**Work instructions:** Quote, please, the line with "Write a Python", the line with "COLI_1_1_ERR = [0.45, 0.43, 0.42, 0.45, 0.47, 0.45]", and every line between them, exactly and with nothing else.

**Material shown:**
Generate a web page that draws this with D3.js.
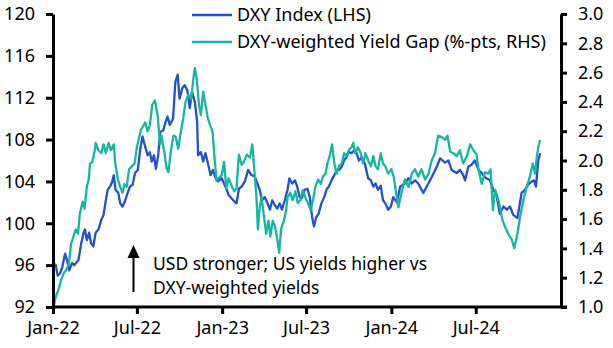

* * *

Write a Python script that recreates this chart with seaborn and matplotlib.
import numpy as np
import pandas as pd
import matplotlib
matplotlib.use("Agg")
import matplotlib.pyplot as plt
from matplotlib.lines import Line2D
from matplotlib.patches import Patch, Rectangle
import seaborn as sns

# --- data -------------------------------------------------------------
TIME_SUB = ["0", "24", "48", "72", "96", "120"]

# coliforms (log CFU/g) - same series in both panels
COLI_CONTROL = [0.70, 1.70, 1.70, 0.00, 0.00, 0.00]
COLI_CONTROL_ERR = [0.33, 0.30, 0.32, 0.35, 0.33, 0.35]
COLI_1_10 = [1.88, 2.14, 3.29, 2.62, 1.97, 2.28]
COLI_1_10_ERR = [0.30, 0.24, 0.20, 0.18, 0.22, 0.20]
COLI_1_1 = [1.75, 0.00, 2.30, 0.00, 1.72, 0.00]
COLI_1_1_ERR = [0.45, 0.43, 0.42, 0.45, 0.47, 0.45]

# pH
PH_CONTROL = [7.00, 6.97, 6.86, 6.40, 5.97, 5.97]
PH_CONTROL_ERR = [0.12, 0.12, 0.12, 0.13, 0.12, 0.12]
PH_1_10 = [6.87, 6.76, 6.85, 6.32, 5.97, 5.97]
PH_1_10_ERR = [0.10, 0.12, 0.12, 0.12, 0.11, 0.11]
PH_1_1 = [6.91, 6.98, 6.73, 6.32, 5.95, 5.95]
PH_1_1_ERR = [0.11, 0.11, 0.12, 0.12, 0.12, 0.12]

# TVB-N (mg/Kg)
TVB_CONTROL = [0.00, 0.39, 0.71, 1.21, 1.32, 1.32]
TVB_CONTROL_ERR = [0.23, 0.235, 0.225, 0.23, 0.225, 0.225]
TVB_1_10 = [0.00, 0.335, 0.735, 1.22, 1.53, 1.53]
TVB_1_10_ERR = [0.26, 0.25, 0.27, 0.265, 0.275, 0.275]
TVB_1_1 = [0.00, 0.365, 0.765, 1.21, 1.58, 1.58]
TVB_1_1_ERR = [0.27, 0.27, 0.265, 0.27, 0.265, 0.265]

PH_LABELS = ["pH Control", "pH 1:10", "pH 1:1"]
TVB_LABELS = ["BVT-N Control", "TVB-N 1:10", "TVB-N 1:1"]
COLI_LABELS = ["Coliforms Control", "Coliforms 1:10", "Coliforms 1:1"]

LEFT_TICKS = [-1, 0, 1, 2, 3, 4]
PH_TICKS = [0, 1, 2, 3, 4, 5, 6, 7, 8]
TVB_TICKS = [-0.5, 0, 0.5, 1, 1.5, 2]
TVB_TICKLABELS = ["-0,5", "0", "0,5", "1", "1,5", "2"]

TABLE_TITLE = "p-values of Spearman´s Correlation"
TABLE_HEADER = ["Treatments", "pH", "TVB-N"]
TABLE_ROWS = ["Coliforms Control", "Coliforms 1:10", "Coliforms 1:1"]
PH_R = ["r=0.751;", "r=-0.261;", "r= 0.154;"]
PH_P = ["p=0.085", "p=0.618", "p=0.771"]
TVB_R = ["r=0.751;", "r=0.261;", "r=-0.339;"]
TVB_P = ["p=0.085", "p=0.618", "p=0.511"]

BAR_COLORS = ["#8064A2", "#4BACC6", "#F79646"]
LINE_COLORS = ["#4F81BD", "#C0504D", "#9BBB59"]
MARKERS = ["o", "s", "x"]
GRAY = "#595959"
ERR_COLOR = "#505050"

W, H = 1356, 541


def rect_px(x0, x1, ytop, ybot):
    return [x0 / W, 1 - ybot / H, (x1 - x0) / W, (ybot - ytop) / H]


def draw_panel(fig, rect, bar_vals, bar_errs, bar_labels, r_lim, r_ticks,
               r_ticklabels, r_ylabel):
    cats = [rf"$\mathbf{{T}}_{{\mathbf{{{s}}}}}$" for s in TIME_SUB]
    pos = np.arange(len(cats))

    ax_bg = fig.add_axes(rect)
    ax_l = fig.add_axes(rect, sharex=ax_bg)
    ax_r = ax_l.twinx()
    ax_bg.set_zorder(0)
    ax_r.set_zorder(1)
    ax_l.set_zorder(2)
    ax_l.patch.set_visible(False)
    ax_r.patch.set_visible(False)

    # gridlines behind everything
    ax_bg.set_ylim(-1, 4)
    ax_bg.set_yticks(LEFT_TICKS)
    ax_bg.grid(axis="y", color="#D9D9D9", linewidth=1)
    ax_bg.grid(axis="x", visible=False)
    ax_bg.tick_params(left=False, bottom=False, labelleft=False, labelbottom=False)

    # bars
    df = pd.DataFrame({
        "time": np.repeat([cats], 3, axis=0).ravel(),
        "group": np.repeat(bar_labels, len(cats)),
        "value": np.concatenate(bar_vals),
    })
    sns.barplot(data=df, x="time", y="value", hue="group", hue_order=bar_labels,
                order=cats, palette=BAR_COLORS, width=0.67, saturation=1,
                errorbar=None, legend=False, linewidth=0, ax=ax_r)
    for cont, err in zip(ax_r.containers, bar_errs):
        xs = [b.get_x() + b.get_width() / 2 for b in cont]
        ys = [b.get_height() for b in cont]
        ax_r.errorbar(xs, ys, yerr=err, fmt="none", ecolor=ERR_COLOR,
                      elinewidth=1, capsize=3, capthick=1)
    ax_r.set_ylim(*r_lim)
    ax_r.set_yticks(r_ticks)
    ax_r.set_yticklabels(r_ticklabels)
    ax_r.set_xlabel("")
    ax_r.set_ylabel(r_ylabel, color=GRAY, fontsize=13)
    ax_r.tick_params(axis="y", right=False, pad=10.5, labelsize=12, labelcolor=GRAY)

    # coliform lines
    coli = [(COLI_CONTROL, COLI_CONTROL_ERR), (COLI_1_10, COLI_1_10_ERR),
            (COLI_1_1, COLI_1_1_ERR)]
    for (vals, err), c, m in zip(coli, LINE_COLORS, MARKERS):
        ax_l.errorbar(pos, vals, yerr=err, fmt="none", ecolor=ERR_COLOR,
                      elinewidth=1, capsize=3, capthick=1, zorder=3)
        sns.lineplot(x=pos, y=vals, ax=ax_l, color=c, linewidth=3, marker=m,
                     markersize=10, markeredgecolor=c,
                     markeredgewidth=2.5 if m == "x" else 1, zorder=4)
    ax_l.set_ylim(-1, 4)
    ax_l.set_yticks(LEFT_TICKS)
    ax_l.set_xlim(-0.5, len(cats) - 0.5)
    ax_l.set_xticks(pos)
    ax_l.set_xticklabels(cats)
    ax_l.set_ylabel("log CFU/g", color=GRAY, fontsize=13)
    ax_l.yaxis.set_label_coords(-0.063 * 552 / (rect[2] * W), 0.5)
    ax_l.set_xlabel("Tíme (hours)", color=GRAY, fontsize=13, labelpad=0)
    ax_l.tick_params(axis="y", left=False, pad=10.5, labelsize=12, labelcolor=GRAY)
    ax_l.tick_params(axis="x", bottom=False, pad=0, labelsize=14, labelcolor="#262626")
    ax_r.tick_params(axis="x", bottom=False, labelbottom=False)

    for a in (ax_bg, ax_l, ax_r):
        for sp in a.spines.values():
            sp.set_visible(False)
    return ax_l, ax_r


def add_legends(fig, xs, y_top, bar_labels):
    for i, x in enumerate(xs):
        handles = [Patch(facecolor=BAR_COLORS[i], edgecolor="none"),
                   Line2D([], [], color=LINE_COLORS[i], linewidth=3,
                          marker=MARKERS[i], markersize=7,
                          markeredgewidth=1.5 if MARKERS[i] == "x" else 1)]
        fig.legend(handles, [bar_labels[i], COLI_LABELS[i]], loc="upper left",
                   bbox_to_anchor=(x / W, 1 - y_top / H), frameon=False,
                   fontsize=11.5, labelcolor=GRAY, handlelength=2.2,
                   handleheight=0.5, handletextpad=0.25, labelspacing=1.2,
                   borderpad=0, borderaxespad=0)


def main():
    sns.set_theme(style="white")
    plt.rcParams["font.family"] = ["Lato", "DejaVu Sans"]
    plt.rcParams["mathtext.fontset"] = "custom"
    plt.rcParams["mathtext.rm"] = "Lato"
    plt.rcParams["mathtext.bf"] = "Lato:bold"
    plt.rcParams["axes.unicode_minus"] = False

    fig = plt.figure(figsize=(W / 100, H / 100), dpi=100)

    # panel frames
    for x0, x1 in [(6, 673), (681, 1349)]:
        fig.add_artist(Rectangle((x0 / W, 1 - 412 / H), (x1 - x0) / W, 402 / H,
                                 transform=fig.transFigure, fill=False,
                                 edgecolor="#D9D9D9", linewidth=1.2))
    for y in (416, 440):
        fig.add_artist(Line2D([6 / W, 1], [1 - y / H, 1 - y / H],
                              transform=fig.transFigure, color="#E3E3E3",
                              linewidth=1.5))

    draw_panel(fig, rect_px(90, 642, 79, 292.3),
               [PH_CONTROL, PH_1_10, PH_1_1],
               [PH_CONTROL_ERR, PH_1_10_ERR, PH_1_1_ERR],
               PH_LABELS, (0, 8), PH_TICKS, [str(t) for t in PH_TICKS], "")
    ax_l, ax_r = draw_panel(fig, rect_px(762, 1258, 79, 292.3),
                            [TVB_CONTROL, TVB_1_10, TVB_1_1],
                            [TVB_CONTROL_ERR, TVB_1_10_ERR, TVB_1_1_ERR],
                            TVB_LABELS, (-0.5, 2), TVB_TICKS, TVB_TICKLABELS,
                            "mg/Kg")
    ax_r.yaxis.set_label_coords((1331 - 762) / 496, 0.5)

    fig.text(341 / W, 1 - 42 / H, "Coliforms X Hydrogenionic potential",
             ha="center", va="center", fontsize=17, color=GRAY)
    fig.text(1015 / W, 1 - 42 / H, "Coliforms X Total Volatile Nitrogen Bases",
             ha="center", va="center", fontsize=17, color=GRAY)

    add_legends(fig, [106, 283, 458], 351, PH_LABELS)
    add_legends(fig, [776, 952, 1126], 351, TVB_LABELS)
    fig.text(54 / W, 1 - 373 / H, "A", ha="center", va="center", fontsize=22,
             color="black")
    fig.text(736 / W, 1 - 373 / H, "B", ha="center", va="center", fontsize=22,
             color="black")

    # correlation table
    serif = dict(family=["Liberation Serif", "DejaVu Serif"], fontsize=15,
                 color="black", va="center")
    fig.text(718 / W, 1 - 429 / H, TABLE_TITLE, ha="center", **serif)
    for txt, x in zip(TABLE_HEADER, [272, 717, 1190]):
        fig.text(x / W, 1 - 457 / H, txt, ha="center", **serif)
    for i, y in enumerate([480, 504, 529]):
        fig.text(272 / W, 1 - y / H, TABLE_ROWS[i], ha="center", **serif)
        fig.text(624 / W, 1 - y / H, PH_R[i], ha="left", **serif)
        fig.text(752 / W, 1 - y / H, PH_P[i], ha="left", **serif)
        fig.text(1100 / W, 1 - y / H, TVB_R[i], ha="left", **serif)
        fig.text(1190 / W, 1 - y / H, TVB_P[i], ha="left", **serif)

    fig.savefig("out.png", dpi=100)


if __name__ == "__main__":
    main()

...

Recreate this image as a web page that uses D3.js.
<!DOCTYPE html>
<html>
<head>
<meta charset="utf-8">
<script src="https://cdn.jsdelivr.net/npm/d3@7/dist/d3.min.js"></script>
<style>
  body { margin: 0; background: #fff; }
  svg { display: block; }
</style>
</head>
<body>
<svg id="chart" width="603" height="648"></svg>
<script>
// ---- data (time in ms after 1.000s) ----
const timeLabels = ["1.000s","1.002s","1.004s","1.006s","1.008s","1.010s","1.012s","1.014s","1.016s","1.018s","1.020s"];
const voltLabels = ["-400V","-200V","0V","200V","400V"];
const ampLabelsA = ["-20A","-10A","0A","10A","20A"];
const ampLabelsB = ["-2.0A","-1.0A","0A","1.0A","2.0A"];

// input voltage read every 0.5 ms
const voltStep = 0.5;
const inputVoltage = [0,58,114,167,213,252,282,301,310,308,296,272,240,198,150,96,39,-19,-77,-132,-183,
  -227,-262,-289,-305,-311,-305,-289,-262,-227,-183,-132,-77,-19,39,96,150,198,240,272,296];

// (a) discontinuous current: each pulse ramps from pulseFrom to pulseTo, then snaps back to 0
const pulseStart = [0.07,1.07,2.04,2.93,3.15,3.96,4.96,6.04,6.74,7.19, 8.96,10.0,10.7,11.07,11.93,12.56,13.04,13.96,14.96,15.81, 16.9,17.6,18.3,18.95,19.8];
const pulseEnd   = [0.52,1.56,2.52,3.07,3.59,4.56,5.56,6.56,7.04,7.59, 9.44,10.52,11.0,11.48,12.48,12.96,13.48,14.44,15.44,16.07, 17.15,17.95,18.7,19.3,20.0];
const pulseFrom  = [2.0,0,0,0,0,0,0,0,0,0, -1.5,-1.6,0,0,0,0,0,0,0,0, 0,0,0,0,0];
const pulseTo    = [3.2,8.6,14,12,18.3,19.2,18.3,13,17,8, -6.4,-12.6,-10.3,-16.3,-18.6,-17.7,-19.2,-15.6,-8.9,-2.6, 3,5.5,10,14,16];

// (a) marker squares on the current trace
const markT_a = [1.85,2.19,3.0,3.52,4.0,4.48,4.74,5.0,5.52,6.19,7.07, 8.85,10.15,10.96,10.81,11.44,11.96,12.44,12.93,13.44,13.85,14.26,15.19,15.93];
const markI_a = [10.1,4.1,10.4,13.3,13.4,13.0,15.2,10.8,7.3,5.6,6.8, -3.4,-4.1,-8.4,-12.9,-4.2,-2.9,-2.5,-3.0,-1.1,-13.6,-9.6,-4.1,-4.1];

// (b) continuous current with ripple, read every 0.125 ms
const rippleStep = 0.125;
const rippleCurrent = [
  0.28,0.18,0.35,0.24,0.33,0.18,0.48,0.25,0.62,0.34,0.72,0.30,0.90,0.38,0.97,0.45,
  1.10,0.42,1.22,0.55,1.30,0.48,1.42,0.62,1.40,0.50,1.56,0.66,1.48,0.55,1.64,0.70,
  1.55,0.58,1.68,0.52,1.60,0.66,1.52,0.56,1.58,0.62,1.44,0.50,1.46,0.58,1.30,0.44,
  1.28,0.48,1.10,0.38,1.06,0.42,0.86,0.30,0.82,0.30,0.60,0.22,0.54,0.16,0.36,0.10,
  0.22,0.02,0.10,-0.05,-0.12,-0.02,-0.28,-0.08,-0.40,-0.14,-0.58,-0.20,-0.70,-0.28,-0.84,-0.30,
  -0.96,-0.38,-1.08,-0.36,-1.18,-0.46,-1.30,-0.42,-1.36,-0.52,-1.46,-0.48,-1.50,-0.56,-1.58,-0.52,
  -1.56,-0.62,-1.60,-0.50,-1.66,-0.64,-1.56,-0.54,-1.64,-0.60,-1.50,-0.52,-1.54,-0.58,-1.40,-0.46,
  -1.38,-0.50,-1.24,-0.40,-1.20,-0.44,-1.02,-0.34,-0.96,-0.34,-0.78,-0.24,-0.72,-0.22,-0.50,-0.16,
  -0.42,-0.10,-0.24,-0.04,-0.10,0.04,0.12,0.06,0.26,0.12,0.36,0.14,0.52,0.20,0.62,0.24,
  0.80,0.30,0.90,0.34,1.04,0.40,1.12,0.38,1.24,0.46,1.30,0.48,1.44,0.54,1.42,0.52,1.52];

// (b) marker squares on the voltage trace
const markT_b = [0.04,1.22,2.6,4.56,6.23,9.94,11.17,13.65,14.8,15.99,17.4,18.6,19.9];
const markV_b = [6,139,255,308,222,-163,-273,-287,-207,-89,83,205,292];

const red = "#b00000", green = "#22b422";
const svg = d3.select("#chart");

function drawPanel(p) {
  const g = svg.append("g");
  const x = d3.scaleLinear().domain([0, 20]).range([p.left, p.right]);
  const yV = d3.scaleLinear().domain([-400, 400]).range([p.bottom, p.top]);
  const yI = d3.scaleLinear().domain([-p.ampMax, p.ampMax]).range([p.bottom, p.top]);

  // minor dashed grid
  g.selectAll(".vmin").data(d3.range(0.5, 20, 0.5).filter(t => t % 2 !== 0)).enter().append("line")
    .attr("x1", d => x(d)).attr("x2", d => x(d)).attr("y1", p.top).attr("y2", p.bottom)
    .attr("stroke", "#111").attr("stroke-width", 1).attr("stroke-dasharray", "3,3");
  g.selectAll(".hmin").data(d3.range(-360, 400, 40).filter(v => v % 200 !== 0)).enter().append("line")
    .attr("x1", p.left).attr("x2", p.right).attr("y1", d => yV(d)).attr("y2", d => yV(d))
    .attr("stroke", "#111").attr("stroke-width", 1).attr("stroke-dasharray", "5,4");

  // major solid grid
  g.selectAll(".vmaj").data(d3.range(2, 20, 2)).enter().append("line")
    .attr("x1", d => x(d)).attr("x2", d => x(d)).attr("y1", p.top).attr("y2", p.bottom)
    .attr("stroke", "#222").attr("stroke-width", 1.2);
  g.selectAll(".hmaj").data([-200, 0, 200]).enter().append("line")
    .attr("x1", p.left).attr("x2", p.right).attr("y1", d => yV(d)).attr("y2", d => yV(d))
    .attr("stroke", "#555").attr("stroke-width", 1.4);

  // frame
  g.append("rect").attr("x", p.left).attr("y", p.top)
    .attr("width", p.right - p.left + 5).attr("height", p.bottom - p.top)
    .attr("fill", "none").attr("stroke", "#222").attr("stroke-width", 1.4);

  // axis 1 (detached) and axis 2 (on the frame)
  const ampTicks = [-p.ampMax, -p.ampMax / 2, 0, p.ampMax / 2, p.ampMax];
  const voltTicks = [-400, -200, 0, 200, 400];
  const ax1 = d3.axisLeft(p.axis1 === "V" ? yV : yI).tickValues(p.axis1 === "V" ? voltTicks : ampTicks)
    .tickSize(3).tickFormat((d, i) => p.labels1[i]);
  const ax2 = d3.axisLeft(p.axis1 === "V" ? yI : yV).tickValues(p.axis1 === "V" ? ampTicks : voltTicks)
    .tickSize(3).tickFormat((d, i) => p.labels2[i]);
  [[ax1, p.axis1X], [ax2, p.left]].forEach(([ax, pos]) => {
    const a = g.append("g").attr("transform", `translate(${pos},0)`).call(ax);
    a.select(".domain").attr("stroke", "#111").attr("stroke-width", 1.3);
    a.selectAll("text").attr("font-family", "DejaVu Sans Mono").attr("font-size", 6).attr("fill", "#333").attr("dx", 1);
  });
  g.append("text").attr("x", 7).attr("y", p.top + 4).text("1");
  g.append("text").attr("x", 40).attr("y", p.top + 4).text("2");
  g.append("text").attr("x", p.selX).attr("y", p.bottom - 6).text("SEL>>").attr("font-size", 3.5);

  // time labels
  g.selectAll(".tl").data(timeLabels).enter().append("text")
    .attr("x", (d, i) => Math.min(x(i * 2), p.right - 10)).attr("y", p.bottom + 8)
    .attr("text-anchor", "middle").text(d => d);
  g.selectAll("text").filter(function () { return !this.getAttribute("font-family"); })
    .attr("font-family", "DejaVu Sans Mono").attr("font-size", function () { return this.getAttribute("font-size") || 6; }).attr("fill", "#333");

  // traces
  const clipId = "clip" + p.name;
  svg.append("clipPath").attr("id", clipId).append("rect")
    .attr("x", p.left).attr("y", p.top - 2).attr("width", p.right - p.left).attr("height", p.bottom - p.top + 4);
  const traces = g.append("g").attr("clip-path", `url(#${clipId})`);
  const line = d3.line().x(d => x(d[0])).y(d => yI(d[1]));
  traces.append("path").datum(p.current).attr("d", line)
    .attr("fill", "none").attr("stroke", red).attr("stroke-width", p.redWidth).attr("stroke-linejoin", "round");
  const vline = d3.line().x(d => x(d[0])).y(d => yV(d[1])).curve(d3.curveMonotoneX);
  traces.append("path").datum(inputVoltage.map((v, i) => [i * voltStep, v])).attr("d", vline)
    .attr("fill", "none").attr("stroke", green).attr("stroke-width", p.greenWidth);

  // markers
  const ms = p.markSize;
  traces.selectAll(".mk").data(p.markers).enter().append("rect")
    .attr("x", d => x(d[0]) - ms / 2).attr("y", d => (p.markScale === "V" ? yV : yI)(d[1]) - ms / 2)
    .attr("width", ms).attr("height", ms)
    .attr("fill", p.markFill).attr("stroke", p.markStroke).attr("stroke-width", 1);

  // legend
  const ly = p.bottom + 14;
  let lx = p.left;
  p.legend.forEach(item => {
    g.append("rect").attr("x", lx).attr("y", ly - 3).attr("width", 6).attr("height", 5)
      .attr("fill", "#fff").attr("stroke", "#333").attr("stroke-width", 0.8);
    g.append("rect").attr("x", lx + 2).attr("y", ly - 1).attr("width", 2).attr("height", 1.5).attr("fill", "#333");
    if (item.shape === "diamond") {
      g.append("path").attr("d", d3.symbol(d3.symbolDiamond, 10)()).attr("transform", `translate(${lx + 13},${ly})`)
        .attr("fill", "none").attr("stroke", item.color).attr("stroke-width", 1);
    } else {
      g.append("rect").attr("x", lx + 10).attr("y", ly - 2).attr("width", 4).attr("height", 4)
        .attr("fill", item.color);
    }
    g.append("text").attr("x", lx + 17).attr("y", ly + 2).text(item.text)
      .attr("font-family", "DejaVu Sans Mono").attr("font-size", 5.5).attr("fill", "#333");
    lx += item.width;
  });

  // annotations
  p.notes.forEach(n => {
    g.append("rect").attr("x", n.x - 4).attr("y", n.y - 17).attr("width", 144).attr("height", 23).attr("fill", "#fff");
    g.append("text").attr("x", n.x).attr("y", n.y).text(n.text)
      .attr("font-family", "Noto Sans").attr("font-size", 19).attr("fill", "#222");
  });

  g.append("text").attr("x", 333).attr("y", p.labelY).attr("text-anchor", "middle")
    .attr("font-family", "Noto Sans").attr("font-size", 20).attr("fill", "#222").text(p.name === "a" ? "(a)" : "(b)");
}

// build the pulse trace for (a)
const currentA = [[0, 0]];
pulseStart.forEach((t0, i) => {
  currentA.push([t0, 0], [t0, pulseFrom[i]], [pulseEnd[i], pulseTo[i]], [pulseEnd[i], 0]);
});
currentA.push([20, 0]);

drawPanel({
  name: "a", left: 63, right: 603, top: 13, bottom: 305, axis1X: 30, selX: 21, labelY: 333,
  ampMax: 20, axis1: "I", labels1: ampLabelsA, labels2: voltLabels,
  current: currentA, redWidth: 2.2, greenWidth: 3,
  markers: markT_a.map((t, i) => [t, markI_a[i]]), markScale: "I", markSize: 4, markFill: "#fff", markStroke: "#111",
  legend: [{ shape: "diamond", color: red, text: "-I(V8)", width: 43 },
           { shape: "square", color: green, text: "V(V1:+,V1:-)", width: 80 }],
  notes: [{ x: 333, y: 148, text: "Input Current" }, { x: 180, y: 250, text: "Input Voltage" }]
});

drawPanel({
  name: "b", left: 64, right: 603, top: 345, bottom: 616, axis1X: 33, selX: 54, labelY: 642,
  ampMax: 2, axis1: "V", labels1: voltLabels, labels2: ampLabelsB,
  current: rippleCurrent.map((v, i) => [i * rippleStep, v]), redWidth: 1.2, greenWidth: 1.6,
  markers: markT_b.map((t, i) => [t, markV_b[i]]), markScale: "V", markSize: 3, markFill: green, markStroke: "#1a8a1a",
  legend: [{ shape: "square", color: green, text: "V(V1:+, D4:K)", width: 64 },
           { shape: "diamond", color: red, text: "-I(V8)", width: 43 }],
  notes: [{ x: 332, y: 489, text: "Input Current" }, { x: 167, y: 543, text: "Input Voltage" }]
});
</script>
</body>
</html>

**Result of the task:**
Write a Python script that recreates this chart with seaborn and matplotlib.
import numpy as np
import pandas as pd
import matplotlib
matplotlib.use("Agg")
import matplotlib.pyplot as plt
from matplotlib.lines import Line2D
from matplotlib.patches import Patch, Rectangle
import seaborn as sns

# --- data -------------------------------------------------------------
TIME_SUB = ["0", "24", "48", "72", "96", "120"]

# coliforms (log CFU/g) - same series in both panels
COLI_CONTROL = [0.70, 1.70, 1.70, 0.00, 0.00, 0.00]
COLI_CONTROL_ERR = [0.33, 0.30, 0.32, 0.35, 0.33, 0.35]
COLI_1_10 = [1.88, 2.14, 3.29, 2.62, 1.97, 2.28]
COLI_1_10_ERR = [0.30, 0.24, 0.20, 0.18, 0.22, 0.20]
COLI_1_1 = [1.75, 0.00, 2.30, 0.00, 1.72, 0.00]
COLI_1_1_ERR = [0.45, 0.43, 0.42, 0.45, 0.47, 0.45]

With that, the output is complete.